___ Data segment ___
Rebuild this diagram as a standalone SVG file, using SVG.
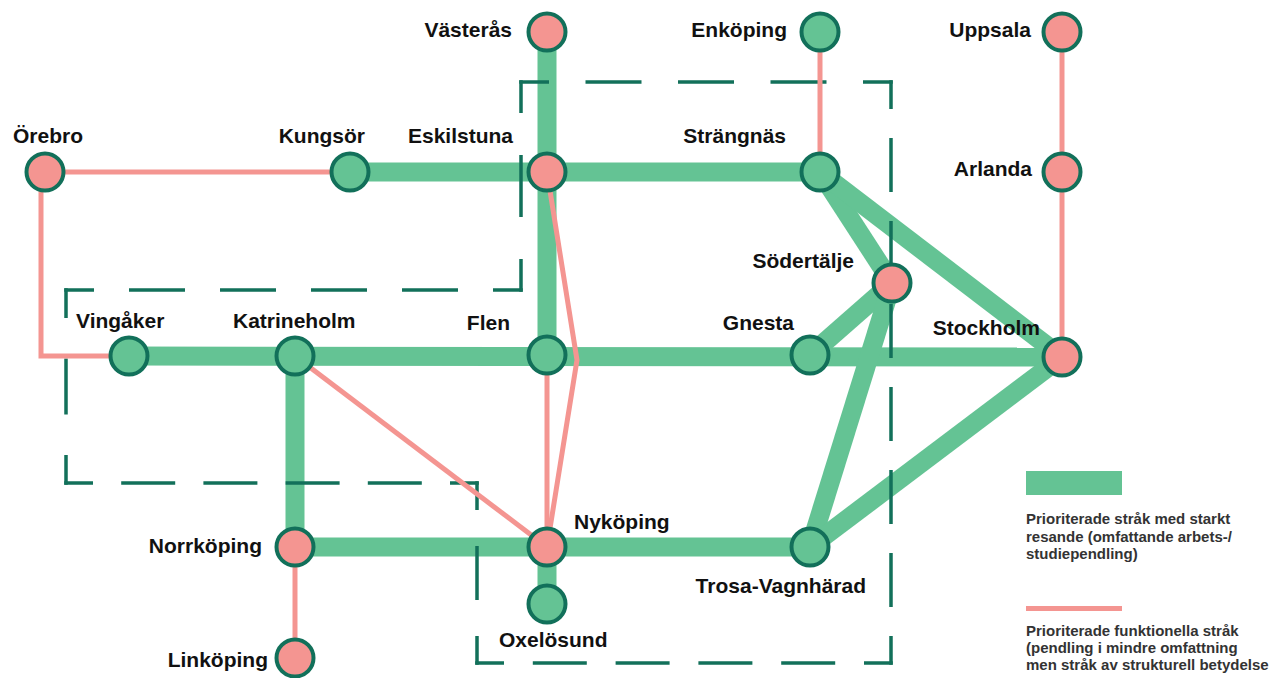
<svg xmlns="http://www.w3.org/2000/svg" width="1274" height="678" viewBox="0 0 1274 678">
<style>
.g{stroke:#64c394;stroke-width:19;fill:none;stroke-linecap:butt}
.p{stroke:#f49591;stroke-width:5;fill:none}
.d{stroke:#12705a;stroke-width:3.5;fill:none;stroke-linecap:square}
.ng{fill:#64c394;stroke:#12705a;stroke-width:4}
.np{fill:#f49591;stroke:#12705a;stroke-width:4}
.lb{font-family:"Liberation Sans",Arial,sans-serif;font-weight:bold;font-size:21px;fill:#111}
.lg{font-family:"Liberation Sans",Arial,sans-serif;font-weight:bold;font-size:15px;fill:#333}
</style>
<rect width="1274" height="678" fill="#fff"/>
<g id="connectors">
<g id="strong">
<line class="g" x1="547" y1="32" x2="547" y2="355"/>
<line class="g" x1="350" y1="172" x2="820" y2="172"/>
<line class="g" x1="820" y1="172" x2="892" y2="283"/>
<line class="g" x1="820" y1="172" x2="1062" y2="357"/>
<line class="g" x1="129" y1="356" x2="1062" y2="357"/>
<line class="g" x1="810" y1="355" x2="892" y2="283"/>
<line class="g" x1="892" y1="283" x2="810" y2="547"/>
<line class="g" x1="810" y1="547" x2="1062" y2="357"/>
<line class="g" x1="295" y1="356" x2="295" y2="547"/>
<line class="g" x1="295" y1="547" x2="810" y2="547"/>
<line class="g" x1="547" y1="547" x2="547" y2="604"/>
</g>
<g id="region-border">
<line class="d" x1="521" y1="82" x2="891" y2="82" stroke-dasharray="52.5 40" stroke-dashoffset="26.25"/>
<line class="d" x1="891" y1="82" x2="891" y2="663" stroke-dasharray="50.5 32.5" stroke-dashoffset="25.25"/>
<line class="d" x1="891" y1="663" x2="477" y2="663" stroke-dasharray="50.5 32.3" stroke-dashoffset="25.25"/>
<line class="d" x1="477" y1="663" x2="477" y2="483" stroke-dasharray="50.5 39.5" stroke-dashoffset="25.25"/>
<line class="d" x1="477" y1="483" x2="66" y2="483" stroke-dasharray="50.5 31.7" stroke-dashoffset="25.25"/>
<line class="d" x1="66" y1="483" x2="66" y2="290" stroke-dasharray="52.5 44" stroke-dashoffset="26.25"/>
<line class="d" x1="66" y1="290" x2="521" y2="290" stroke-dasharray="52.5 38.5" stroke-dashoffset="26.25"/>
<line class="d" x1="521" y1="290" x2="521" y2="82" stroke-dasharray="58.5 45.5" stroke-dashoffset="29.25"/>
</g>
<g id="functional">
<line class="p" x1="45" y1="172" x2="350" y2="172"/>
<path class="p" d="M41,172 V356 H129"/>
<line class="p" x1="820" y1="32" x2="820" y2="172"/>
<line class="p" x1="1062" y1="32" x2="1062" y2="357"/>
<path class="p" d="M547,172 L577,360 L547,547"/>
<line class="p" x1="547" y1="355" x2="547" y2="547"/>
<line class="p" x1="295" y1="356" x2="547" y2="547"/>
<line class="p" x1="295" y1="547" x2="295" y2="658"/>
</g>
</g>
<g id="node-vasteras"><circle class="np" cx="547" cy="32" r="18.5"/><text class="lb" x="512" y="37" text-anchor="end">Västerås</text></g>
<g id="node-enkoping"><circle class="ng" cx="820" cy="32" r="18.5"/><text class="lb" x="787" y="37" text-anchor="end">Enköping</text></g>
<g id="node-uppsala"><circle class="np" cx="1062" cy="32" r="18.5"/><text class="lb" x="1031" y="37" text-anchor="end">Uppsala</text></g>
<g id="node-orebro"><circle class="np" cx="45" cy="172" r="18.5"/><text class="lb" x="13" y="143">Örebro</text></g>
<g id="node-kungsor"><circle class="ng" cx="350" cy="172" r="18.5"/><text class="lb" x="365" y="143" text-anchor="end">Kungsör</text></g>
<g id="node-eskilstuna"><circle class="np" cx="547" cy="172" r="18.5"/><text class="lb" x="513" y="143" text-anchor="end">Eskilstuna</text></g>
<g id="node-strangnas"><circle class="ng" cx="820" cy="172" r="18.5"/><text class="lb" x="786" y="143" text-anchor="end">Strängnäs</text></g>
<g id="node-arlanda"><circle class="np" cx="1062" cy="172" r="18.5"/><text class="lb" x="1032" y="176" text-anchor="end">Arlanda</text></g>
<g id="node-sodertalje"><circle class="np" cx="892" cy="283" r="18.5"/><text class="lb" x="854" y="268" text-anchor="end">Södertälje</text></g>
<g id="node-vingaker"><circle class="ng" cx="129" cy="356" r="18.5"/><text class="lb" x="76" y="328">Vingåker</text></g>
<g id="node-katrineholm"><circle class="ng" cx="295" cy="356" r="18.5"/><text class="lb" x="233" y="328">Katrineholm</text></g>
<g id="node-flen"><circle class="ng" cx="547" cy="355" r="18.5"/><text class="lb" x="510" y="330" text-anchor="end">Flen</text></g>
<g id="node-gnesta"><circle class="ng" cx="810" cy="355" r="18.5"/><text class="lb" x="794" y="330" text-anchor="end">Gnesta</text></g>
<g id="node-stockholm"><circle class="np" cx="1062" cy="357" r="18.5"/><text class="lb" x="1040" y="335" text-anchor="end">Stockholm</text></g>
<g id="node-norrkoping"><circle class="np" cx="295" cy="547" r="18.5"/><text class="lb" x="262" y="553" text-anchor="end">Norrköping</text></g>
<g id="node-nykoping"><circle class="np" cx="547" cy="547" r="18.5"/><text class="lb" x="574" y="529">Nyköping</text></g>
<g id="node-trosa"><circle class="ng" cx="810" cy="547" r="18.5"/><text class="lb" x="866" y="593" text-anchor="end">Trosa-Vagnhärad</text></g>
<g id="node-oxelosund"><circle class="ng" cx="547" cy="604" r="18.5"/><text class="lb" x="499" y="647">Oxelösund</text></g>
<g id="node-linkoping"><circle class="np" cx="295" cy="658" r="18.5"/><text class="lb" x="268" y="667" text-anchor="end">Linköping</text></g>
<g id="legend">
<rect x="1026" y="471" width="96" height="24" fill="#64c394"/>
<text class="lg" x="1026" y="524">Prioriterade stråk med starkt</text>
<text class="lg" x="1026" y="542">resande (omfattande arbets-/</text>
<text class="lg" x="1026" y="559">studiependling)</text>
<rect x="1026" y="606" width="96" height="5" fill="#f49591"/>
<text class="lg" x="1026" y="636">Prioriterade funktionella stråk</text>
<text class="lg" x="1026" y="653">(pendling i mindre omfattning</text>
<text class="lg" x="1026" y="670">men stråk av strukturell betydelse</text>
</g>
</svg>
___
Exclude every picture and copy the remaining data exactly.

**Solution to the problem**
Rebuild this diagram as a standalone SVG file, using SVG.
<svg xmlns="http://www.w3.org/2000/svg" width="1274" height="678" viewBox="0 0 1274 678">
<style>
.g{stroke:#64c394;stroke-width:19;fill:none;stroke-linecap:butt}
.p{stroke:#f49591;stroke-width:5;fill:none}
.d{stroke:#12705a;stroke-width:3.5;fill:none;stroke-linecap:square}
.ng{fill:#64c394;stroke:#12705a;stroke-width:4}
.np{fill:#f49591;stroke:#12705a;stroke-width:4}
.lb{font-family:"Liberation Sans",Arial,sans-serif;font-weight:bold;font-size:21px;fill:#111}
.lg{font-family:"Liberation Sans",Arial,sans-serif;font-weight:bold;font-size:15px;fill:#333}
</style>
<rect width="1274" height="678" fill="#fff"/>
<g id="connectors">
<g id="strong">
<line class="g" x1="547" y1="32" x2="547" y2="355"/>
<line class="g" x1="350" y1="172" x2="820" y2="172"/>
<line class="g" x1="820" y1="172" x2="892" y2="283"/>
<line class="g" x1="820" y1="172" x2="1062" y2="357"/>
<line class="g" x1="129" y1="356" x2="1062" y2="357"/>
<line class="g" x1="810" y1="355" x2="892" y2="283"/>
<line class="g" x1="892" y1="283" x2="810" y2="547"/>
<line class="g" x1="810" y1="547" x2="1062" y2="357"/>
<line class="g" x1="295" y1="356" x2="295" y2="547"/>
<line class="g" x1="295" y1="547" x2="810" y2="547"/>
<line class="g" x1="547" y1="547" x2="547" y2="604"/>
</g>
<g id="region-border">
<line class="d" x1="521" y1="82" x2="891" y2="82" stroke-dasharray="52.5 40" stroke-dashoffset="26.25"/>
<line class="d" x1="891" y1="82" x2="891" y2="663" stroke-dasharray="50.5 32.5" stroke-dashoffset="25.25"/>
<line class="d" x1="891" y1="663" x2="477" y2="663" stroke-dasharray="50.5 32.3" stroke-dashoffset="25.25"/>
<line class="d" x1="477" y1="663" x2="477" y2="483" stroke-dasharray="50.5 39.5" stroke-dashoffset="25.25"/>
<line class="d" x1="477" y1="483" x2="66" y2="483" stroke-dasharray="50.5 31.7" stroke-dashoffset="25.25"/>
<line class="d" x1="66" y1="483" x2="66" y2="290" stroke-dasharray="52.5 44" stroke-dashoffset="26.25"/>
<line class="d" x1="66" y1="290" x2="521" y2="290" stroke-dasharray="52.5 38.5" stroke-dashoffset="26.25"/>
<line class="d" x1="521" y1="290" x2="521" y2="82" stroke-dasharray="58.5 45.5" stroke-dashoffset="29.25"/>
</g>
<g id="functional">
<line class="p" x1="45" y1="172" x2="350" y2="172"/>
<path class="p" d="M41,172 V356 H129"/>
<line class="p" x1="820" y1="32" x2="820" y2="172"/>
<line class="p" x1="1062" y1="32" x2="1062" y2="357"/>
<path class="p" d="M547,172 L577,360 L547,547"/>
<line class="p" x1="547" y1="355" x2="547" y2="547"/>
<line class="p" x1="295" y1="356" x2="547" y2="547"/>
<line class="p" x1="295" y1="547" x2="295" y2="658"/>
</g>
</g>
<g id="node-vasteras"><circle class="np" cx="547" cy="32" r="18.5"/><text class="lb" x="512" y="37" text-anchor="end">Västerås</text></g>
<g id="node-enkoping"><circle class="ng" cx="820" cy="32" r="18.5"/><text class="lb" x="787" y="37" text-anchor="end">Enköping</text></g>
<g id="node-uppsala"><circle class="np" cx="1062" cy="32" r="18.5"/><text class="lb" x="1031" y="37" text-anchor="end">Uppsala</text></g>
<g id="node-orebro"><circle class="np" cx="45" cy="172" r="18.5"/><text class="lb" x="13" y="143">Örebro</text></g>
<g id="node-kungsor"><circle class="ng" cx="350" cy="172" r="18.5"/><text class="lb" x="365" y="143" text-anchor="end">Kungsör</text></g>
<g id="node-eskilstuna"><circle class="np" cx="547" cy="172" r="18.5"/><text class="lb" x="513" y="143" text-anchor="end">Eskilstuna</text></g>
<g id="node-strangnas"><circle class="ng" cx="820" cy="172" r="18.5"/><text class="lb" x="786" y="143" text-anchor="end">Strängnäs</text></g>
<g id="node-arlanda"><circle class="np" cx="1062" cy="172" r="18.5"/><text class="lb" x="1032" y="176" text-anchor="end">Arlanda</text></g>
<g id="node-sodertalje"><circle class="np" cx="892" cy="283" r="18.5"/><text class="lb" x="854" y="268" text-anchor="end">Södertälje</text></g>
<g id="node-vingaker"><circle class="ng" cx="129" cy="356" r="18.5"/><text class="lb" x="76" y="328">Vingåker</text></g>
<g id="node-katrineholm"><circle class="ng" cx="295" cy="356" r="18.5"/><text class="lb" x="233" y="328">Katrineholm</text></g>
<g id="node-flen"><circle class="ng" cx="547" cy="355" r="18.5"/><text class="lb" x="510" y="330" text-anchor="end">Flen</text></g>
<g id="node-gnesta"><circle class="ng" cx="810" cy="355" r="18.5"/><text class="lb" x="794" y="330" text-anchor="end">Gnesta</text></g>
<g id="node-stockholm"><circle class="np" cx="1062" cy="357" r="18.5"/><text class="lb" x="1040" y="335" text-anchor="end">Stockholm</text></g>
<g id="node-norrkoping"><circle class="np" cx="295" cy="547" r="18.5"/><text class="lb" x="262" y="553" text-anchor="end">Norrköping</text></g>
<g id="node-nykoping"><circle class="np" cx="547" cy="547" r="18.5"/><text class="lb" x="574" y="529">Nyköping</text></g>
<g id="node-trosa"><circle class="ng" cx="810" cy="547" r="18.5"/><text class="lb" x="866" y="593" text-anchor="end">Trosa-Vagnhärad</text></g>
<g id="node-oxelosund"><circle class="ng" cx="547" cy="604" r="18.5"/><text class="lb" x="499" y="647">Oxelösund</text></g>
<g id="node-linkoping"><circle class="np" cx="295" cy="658" r="18.5"/><text class="lb" x="268" y="667" text-anchor="end">Linköping</text></g>
<g id="legend">
<rect x="1026" y="471" width="96" height="24" fill="#64c394"/>
<text class="lg" x="1026" y="524">Prioriterade stråk med starkt</text>
<text class="lg" x="1026" y="542">resande (omfattande arbets-/</text>
<text class="lg" x="1026" y="559">studiependling)</text>
<rect x="1026" y="606" width="96" height="5" fill="#f49591"/>
<text class="lg" x="1026" y="636">Prioriterade funktionella stråk</text>
<text class="lg" x="1026" y="653">(pendling i mindre omfattning</text>
<text class="lg" x="1026" y="670">men stråk av strukturell betydelse</text>
</g>
</svg>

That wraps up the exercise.